Some might think Burnett is a bit dreamy. But in today’s reality TV-world, his brand of dreaminess is in short supply. Since Survivor’sdebut, the genre has become a reliable source of humiliation: professional (American Idol), sexual (Joe Millionaire), even vertical (The Littlest Groom, a show about a dwarf bachelor). Even if Burnett’s shows can feel unadventurous—Survivor often seems like a tropical ropes course; The Apprentice contestants have swashbuckled their way through Planet Hollywood—they have a purity of spirit that his competitors can’t match. Amidst the didgeridoo music and faux-dramatic lighting, you think, “The guy really believes this stuff.”

But Burnett’s greatest public service may be deflating Donald Trump. The Donald is basking in the glow of The Apprentice, weeding out young associates with his “You’re fired!” catchphrase.

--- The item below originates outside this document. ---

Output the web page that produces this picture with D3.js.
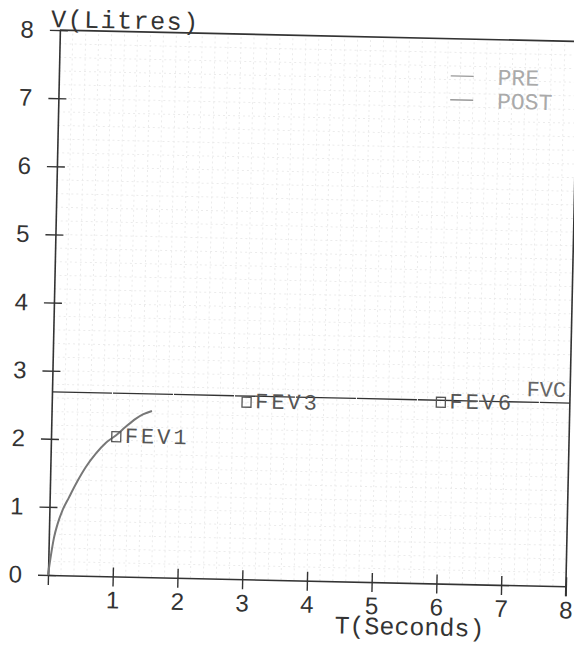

But to Burnett, Trump is merely the latest interchangeable reality star—like Richard Hatch, Elisabeth Hasselbeck, and Rocco DiSpirito before him. (Trump went looking for a cog in his empire and became a cog in someone else’s.) Burnett will soon leave the boardroom for more glorious adventures. “I needed to be in the bush,” he once wrote, sounding very much the Victorian adventurer. “There I find solitude and beauty and purity and focus. That’s where my heart lies.”